What has been difficult to observe, and easy to overlook, is whether artificial intelligence has actually changed the way companies operate. However, this situation has begun to see a significant shift, according to a report by the «Financial Times».

On a macroeconomic scale, productivity has not shown a clear acceleration, leading some commentators to say that artificial intelligence is just another overestimated technology cycle whose benefits will take years to realize. However, this view may overlook a more specific and precise transformation.

The aggregated data hide the most important effects in the markets, represented by the clear distinction between winners and losers.

It is unlikely that the returns on investment from AI-driven productivity gains will be evenly distributed among economies or sectors, given the differences in use cases, levels of investment in artificial intelligence, and variations in profit margins and initial valuations.

According to Gerry Fowler, Head of European Equity Strategy and Global Derivatives Strategy at «UBS», the most important early indicator observable in corporate data is the improvement in sales per employee and operating margins.

These improvements are particularly significant in sectors with slim profit margins, where even modest efficiency gains can have a significant impact on profits.

Here are some examples identified by the newspaper's report on the areas where AI is making a tangible change within some companies:

An AI-supported supply chain automation system at the retail chain «Walmart» has reduced unit costs in distribution centers by up to 30%, allowing the company to increase its revenues without the need to increase the number of employees.

In many retail companies, artificial intelligence is enhancing employee productivity instead of replacing them, by redirecting labor towards higher value-added activities, focusing more on customer service.

Banks, being data-rich institutions, have already begun to realize gradual and sustainable productivity gains. For example, «J.P. Morgan» has identified about 450 AI use cases in areas including customer experience personalization, trading, and fraud management.

The digital assistant «Erica» belonging to Bank of America has handled billions of customer interactions, contributing to a 40% reduction in the volume of incoming calls to call centers.

Although these improvements are not yet radical, they are ongoing. For banks that bear high fixed costs, even slight improvements in the cost-to-income ratios can lead to significant profit increases.

Company «Deere» utilizes the AI-powered «See and Spray» technology to reduce the use of certain chemicals by up to 60%, and the company expects that recurring services will account for 10% of equipment sales by 2030.

Company «Grainger», a global supplier of industrial equipment, relies on artificial intelligence to improve inventory management and customer service, having recorded a service level improvement of about 2.5 percentage points.

In the aviation sector, «Rolls-Royce» has saved 180 million British pounds in costs of supplied products, thanks to decision-making models supported by artificial intelligence.

In the software and IT services sector, artificial intelligence is already achieving tangible cost savings and expanding profit margins.

The AI tools at «SAP» have achieved savings of 300 million euros during 2025, and these savings are expected to rise to 500 million euros.

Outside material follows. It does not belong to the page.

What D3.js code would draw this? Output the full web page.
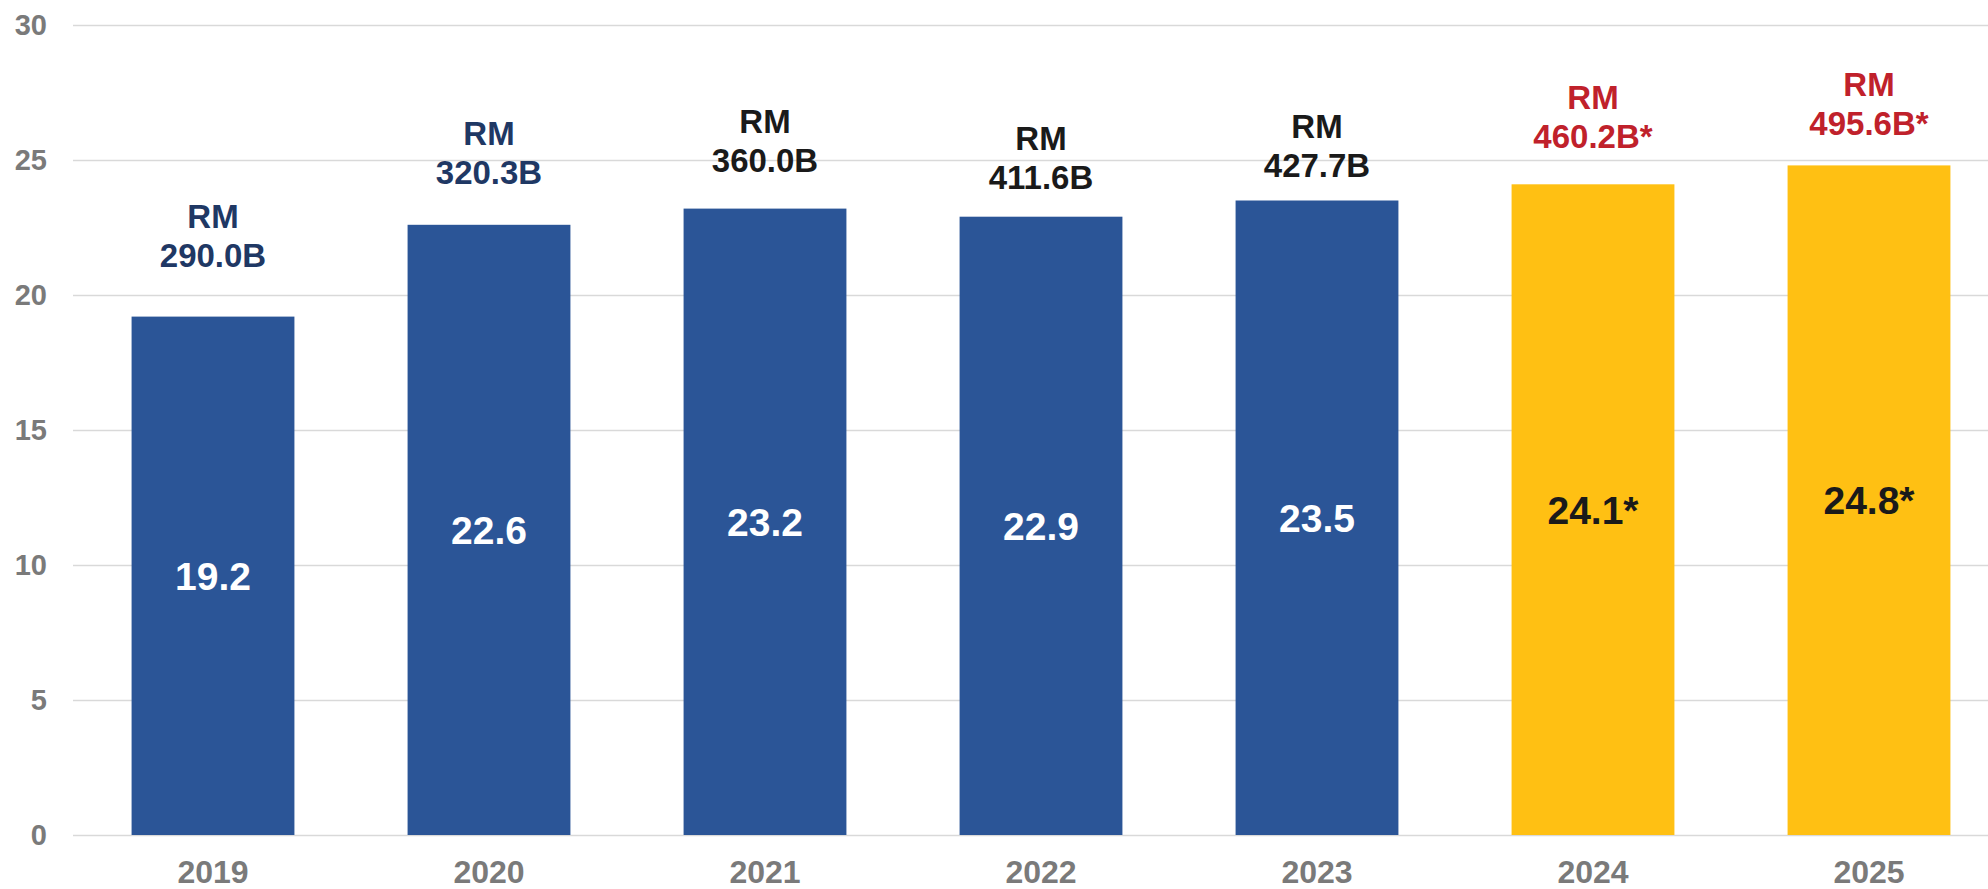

In the payments sector, companies like «PayPal» and «FIS» have seen developer productivity increases ranging between 10% and 30%, due to the use of generative AI in programming.

The biggest stock market winners may come from unexpected sectors, especially those operating with low profit margins and high labor intensity, as a slight increase in sales per employee or a modest reduction in unit costs could result in significant profit increases.